Christopher Clement, an expert at the International Commission on Radiological Protection, a global nonprofit authority on radiation health, says the food standards in Fukushima are safe. They are lower than the maximums set in Europe after Chernobyl.
Still, people across Japan — and even in Fukushima — are shunning food grown here, though Takeshi Takagi, a manager at the York Benimaru supermarket chain, said customers are gradually returning to locally grown produce.
York Benimaru has clearly labeled shelves for Fukushima-grown food, and bright banners encouraging shoppers to support local farmers. But some pass right by.

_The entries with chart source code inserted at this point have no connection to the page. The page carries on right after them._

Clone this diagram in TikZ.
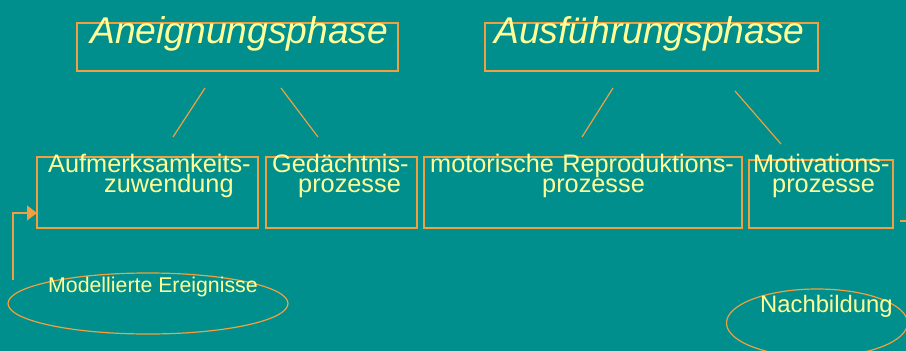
\documentclass[tikz,border=0pt]{standalone}
\usepackage{fontspec}
\setmainfont{Liberation Sans}
\usetikzlibrary{arrows.meta,shapes.geometric}
\definecolor{bg}{HTML}{008F8C}
\definecolor{txt}{HTML}{FFFF99}
\definecolor{ln}{HTML}{F0A040}
\begin{document}
\begin{tikzpicture}[x=1pt,y=-1pt,
  box/.style={draw=ln, line width=1.2pt, inner sep=0pt, outer sep=0pt, anchor=north west},
  oval/.style={ellipse, draw=ln, line width=1.2pt, inner sep=0pt},
  conn/.style={draw=ln, line width=1.2pt},
  head/.style={anchor=base west, inner sep=0pt, text=txt, font=\itshape\fontsize{37.2}{37.2}\selectfont},
  lbl/.style={anchor=base west, inner sep=0pt, text=txt, text width=320pt, align=left, font=\fontsize{25.3}{20}\selectfont},
  small/.style={anchor=base west, inner sep=0pt, text=txt, font=\fontsize{21.3}{21.3}\selectfont}]
\fill[bg] (0,0) rectangle (906,351);
\useasboundingbox (0,0) rectangle (906,351);
% top boxes
\node[box, minimum width=321pt, minimum height=48pt] (h1) at (77,23) {};
\node[box, minimum width=333pt, minimum height=48pt] (h2) at (485,23) {};
\node[head] (h1t) at (90,43) {Aneignungsphase};
\node[head] (h2t) at (494,43) {Ausführungsphase};
% second row boxes
\node[box, minimum width=221pt, minimum height=71pt] (b1) at (37,157) {};
\node[box, minimum width=151pt, minimum height=71pt] (b2) at (266,157) {};
\node[box, minimum width=318pt, minimum height=71pt] (b3) at (424,157) {};
\node[box, minimum width=144pt, minimum height=68pt] (b4) at (749,160) {};
\node[lbl] (b1t) at (48,172) {Aufmerksamkeits-\\\hspace*{56pt}zuwendung};
\node[lbl] (b2t) at (272,172) {Gedächtnis-\\\hspace*{26pt}prozesse};
\node[lbl] (b3t) at (430,172) {motorische Reproduktions-\\\hspace*{112pt}prozesse};
\node[lbl] (b4t) at (753,172) {Motivations-\\\hspace*{19pt}prozesse};
% connector lines
\coordinate (l1a) at (205,88); \coordinate (l1b) at (173,137);
\coordinate (l2a) at (281,88); \coordinate (l2b) at (318,137);
\coordinate (l3a) at (613,88); \coordinate (l3b) at (582,137);
\coordinate (l4a) at (735,91); \coordinate (l4b) at (781,144);
\draw[conn] (l1a) -- (l1b);
\draw[conn] (l2a) -- (l2b);
\draw[conn] (l3a) -- (l3b);
\draw[conn] (l4a) -- (l4b);
% ellipses
\node[oval, minimum width=280pt, minimum height=61pt] (e1) at (148,303.5) {};
\node[oval, minimum width=181pt, minimum height=68pt] (e2) at (817,323) {};
\node[small] (e1t) at (48,292) {Modellierte Ereignisse};
\node[small, font=\fontsize{23.8}{23.8}\selectfont] (e2t) at (760,312) {Nachbildung};
% arrow into first box
\coordinate (a0) at (13,280);
\coordinate (a1) at (13,213);
\draw[conn, -{Triangle[length=10pt,width=15pt]}] (a0) -- (a1) -- (b1.west |- a1);
% stub at right edge
\coordinate (r0) at (900,221);
\coordinate (r1) at (912,221);
\draw[conn] (r0) -- (r1);
\end{tikzpicture}
\end{document}
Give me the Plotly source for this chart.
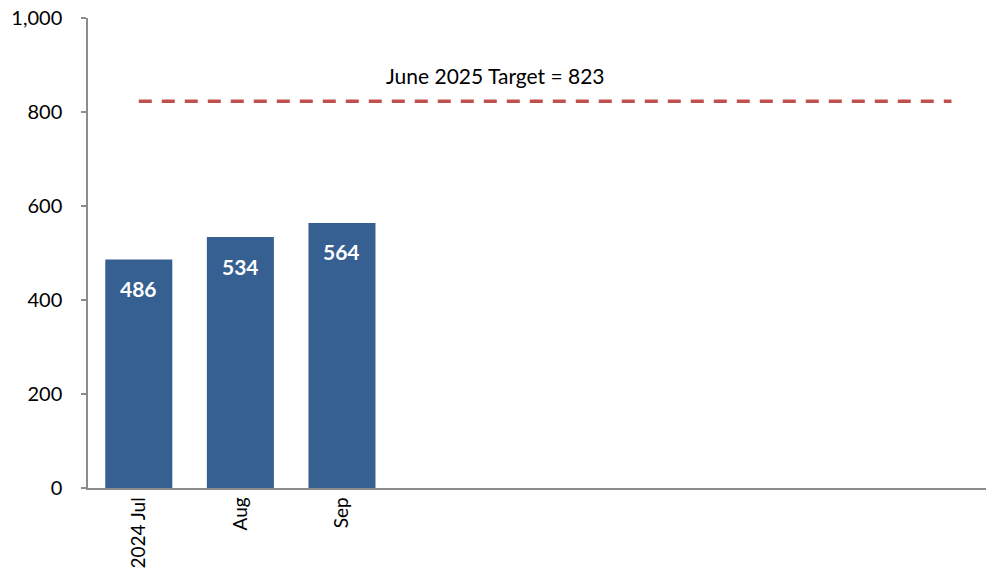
import plotly.graph_objects as go

months = ["2024 Jul", "Aug", "Sep", "Oct", "Nov", "Dec", "Jan", "Feb", "Mar"]
values = [486, 534, 564]
target = 823
target_label = "June 2025 Target = 823"
y_ticks = [0, 200, 400, 600, 800, 1000]
y_tick_text = ["0", "200", "400", "600", "800", "1,000"]

FONT = "Lato, Carlito, Calibri, sans-serif"
AXIS_GREY = "#8c8c8c"

fig = go.Figure()
fig.add_trace(go.Bar(
    x=months[:len(values)], y=values,
    marker=dict(color="#376092", line=dict(width=0)),
    hoverinfo="x+y", showlegend=False,
))
fig.add_trace(go.Scatter(
    x=months, y=[target] * len(months), mode="lines",
    line=dict(color="#C0504D", width=3.5, dash="13px,10px"),
    showlegend=False, hoverinfo="skip",
))

for m, v in zip(months, values):
    fig.add_annotation(x=m, y=v, text=f"<b>{v}</b>", showarrow=False,
                       yshift=-29, font=dict(family=FONT, size=21, color="white"))

fig.add_annotation(x=3.51, y=target, text=target_label, showarrow=False,
                   yshift=26, font=dict(family=FONT, size=21, color="black"))

fig.update_layout(
    width=987, height=574,
    margin=dict(l=88, r=1, t=18, b=86, autoexpand=False),
    paper_bgcolor="white", plot_bgcolor="white",
    bargap=0.34,
    font=dict(family=FONT, size=17, color="black"),
)
fig.update_xaxes(
    type="category", categoryorder="array", categoryarray=months,
    range=[-0.5, 8.34], automargin=False,
    tickmode="array", tickvals=months[:len(values)], ticktext=months[:len(values)],
    tickangle=-90, tickfont=dict(family=FONT, size=19, color="black"),
    showline=True, linecolor=AXIS_GREY, linewidth=1.5,
    ticks="", showgrid=False, zeroline=False,
)
fig.update_yaxes(
    range=[0, 1000], automargin=False,
    tickmode="array", tickvals=y_ticks, ticktext=y_tick_text,
    tickfont=dict(family=FONT, size=20, color="black"),
    showline=True, linecolor=AXIS_GREY, linewidth=1.5,
    ticks="outside", ticklen=5, tickcolor=AXIS_GREY, tickwidth=1.5,
    ticklabelstandoff=15,
    showgrid=False, zeroline=False,
)

# remove the page's default 8px body margin so the figure sits at (0, 0)
fig.write_html("out.html", config={"displayModeBar": False},
               post_script="document.body.style.margin='0';")
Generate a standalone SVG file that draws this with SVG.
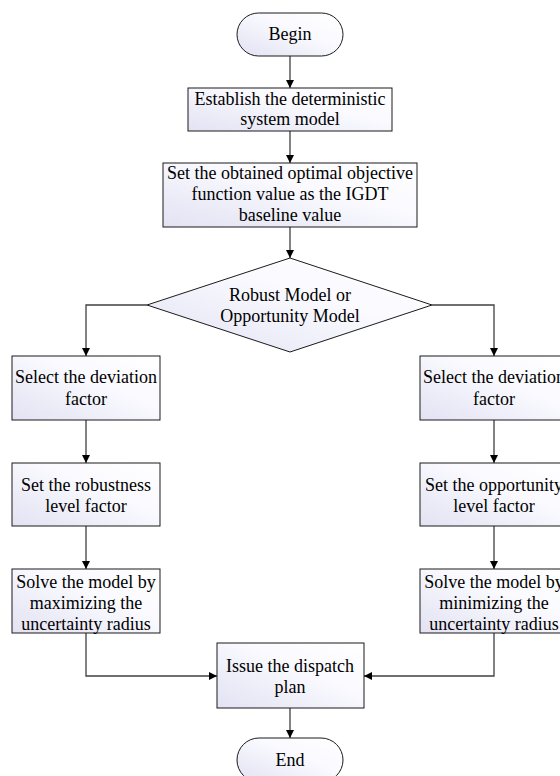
<svg xmlns="http://www.w3.org/2000/svg" width="560" height="776" viewBox="0 0 560 776">
<style>
.n{fill:url(#g);stroke:#1a1a1a;stroke-width:1}
.t{font-family:'Liberation Serif','Times New Roman',serif;font-size:18px;fill:#000;text-anchor:middle}
.c{fill:none;stroke:#404040;stroke-width:1.3}
</style>
<defs>
<linearGradient id="g" x1="0" y1="1" x2="1" y2="0">
<stop offset="0" stop-color="#e2e2f3"/>
<stop offset="0.6" stop-color="#fafaff"/>
<stop offset="1" stop-color="#ffffff"/>
</linearGradient>
<marker id="a" viewBox="0 0 10 10" refX="10" refY="5" markerWidth="8" markerHeight="8" markerUnits="userSpaceOnUse" orient="auto">
<path d="M0,0 L10,5 L0,10 Z" fill="#000"/>
</marker>
</defs>
<rect width="560" height="776" fill="#fff"/>
<g id="connectors">
<path class="c" d="M290,56 V88" marker-end="url(#a)"/>
<path class="c" d="M290,131 V163" marker-end="url(#a)"/>
<path class="c" d="M290,227 V258" marker-end="url(#a)"/>
<path class="c" d="M147,305 H86 V356" marker-end="url(#a)"/>
<path class="c" d="M432,305 H494 V356" marker-end="url(#a)"/>
<path class="c" d="M86,420 V463" marker-end="url(#a)"/>
<path class="c" d="M494,420 V463" marker-end="url(#a)"/>
<path class="c" d="M86,526 V569" marker-end="url(#a)"/>
<path class="c" d="M494,526 V569" marker-end="url(#a)"/>
<path class="c" d="M86,633 V676 H217" marker-end="url(#a)"/>
<path class="c" d="M494,633 V676 H364" marker-end="url(#a)"/>
<path class="c" d="M290,708 V738" marker-end="url(#a)"/>
</g>
<g id="begin">
<rect class="n" x="237" y="13" width="106" height="43" rx="21.5"/>
<text class="t" x="290" y="40">Begin</text>
</g>
<g id="establish">
<rect class="n" x="188" y="88" width="204" height="43"/>
<text class="t" x="290" y="105">Establish the deterministic</text>
<text class="t" x="290" y="125">system model</text>
</g>
<g id="baseline">
<rect class="n" x="163" y="163" width="254" height="64"/>
<text class="t" x="290" y="179">Set the obtained optimal objective</text>
<text class="t" x="290" y="200">function value as the IGDT</text>
<text class="t" x="290" y="221">baseline value</text>
</g>
<g id="decision">
<polygon class="n" points="290,258 432,305 290,352 147,305"/>
<text class="t" x="290" y="301">Robust Model or</text>
<text class="t" x="290" y="322">Opportunity Model</text>
</g>
<g id="select-left">
<rect class="n" x="12" y="356" width="148" height="64"/>
<text class="t" x="86" y="383">Select the deviation</text>
<text class="t" x="86" y="405">factor</text>
</g>
<g id="robustness">
<rect class="n" x="12" y="463" width="148" height="63"/>
<text class="t" x="86" y="491">Set the robustness</text>
<text class="t" x="86" y="512">level factor</text>
</g>
<g id="solve-left">
<rect class="n" x="12" y="569" width="148" height="64"/>
<text class="t" x="86" y="588">Solve the model by</text>
<text class="t" x="86" y="609">maximizing the</text>
<text class="t" x="86" y="630">uncertainty radius</text>
</g>
<g id="select-right">
<rect class="n" x="420" y="356" width="148" height="64"/>
<text class="t" x="494" y="383">Select the deviation</text>
<text class="t" x="494" y="405">factor</text>
</g>
<g id="opportunity">
<rect class="n" x="420" y="463" width="148" height="63"/>
<text class="t" x="494" y="491">Set the opportunity</text>
<text class="t" x="494" y="512">level factor</text>
</g>
<g id="solve-right">
<rect class="n" x="420" y="569" width="148" height="64"/>
<text class="t" x="494" y="588">Solve the model by</text>
<text class="t" x="494" y="609">minimizing the</text>
<text class="t" x="494" y="630">uncertainty radius</text>
</g>
<g id="issue">
<rect class="n" x="217" y="643" width="147" height="65"/>
<text class="t" x="290" y="672">Issue the dispatch</text>
<text class="t" x="290" y="693">plan</text>
</g>
<g id="end">
<rect class="n" x="237" y="738" width="106" height="44" rx="22"/>
<text class="t" x="290" y="766">End</text>
</g>
</svg>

"We have our rice shipped from outside Fukushima," said Tomohiko Hashimoto, a 30-year-old house-husband, strolling his infant son through the aisles. "We're careful about what the mother eats, too. She is breastfeeding."
Last year's sales of Fukushima vegetables and fruit on the Tokyo wholesale market were 20 percent lower than the 2010 total, according to Metropolitan Central Wholesale Market data. Masataka Kase, spokesman for Tokyo Seika Co., a major wholesaler, said the drop came from crop damage from the disaster, shipment bans for radiation and consumer fears about Fukushima.
Ogata won't need to sell his rice to skeptics. He plans to sell some of his 10,000 kilograms (22,000 pounds) of rice direct to customers he has cultivated for years, families who live in the area. The rest he will sell to a local farming cooperative that distributes to corporate buyers, such as restaurants, that are more willing to buy Fukushima rice.
A handful of farmers are giving up on growing rice. Some are switching to flowers, which don't require radiation checks. Others are suing Tokyo Electric Power Co., the utility that operates Fukushima Dai-ichi, for damages.
Fukushima farmer Shoichi Watanabe is angry he even has to worry about radiation.
"See how peaceful this place is," he said, pointing to paddies filled with gently croaking frogs. "I want to say at the top of my lungs that we would not be going through all this suffering — if only Tokyo Electric had done its job right."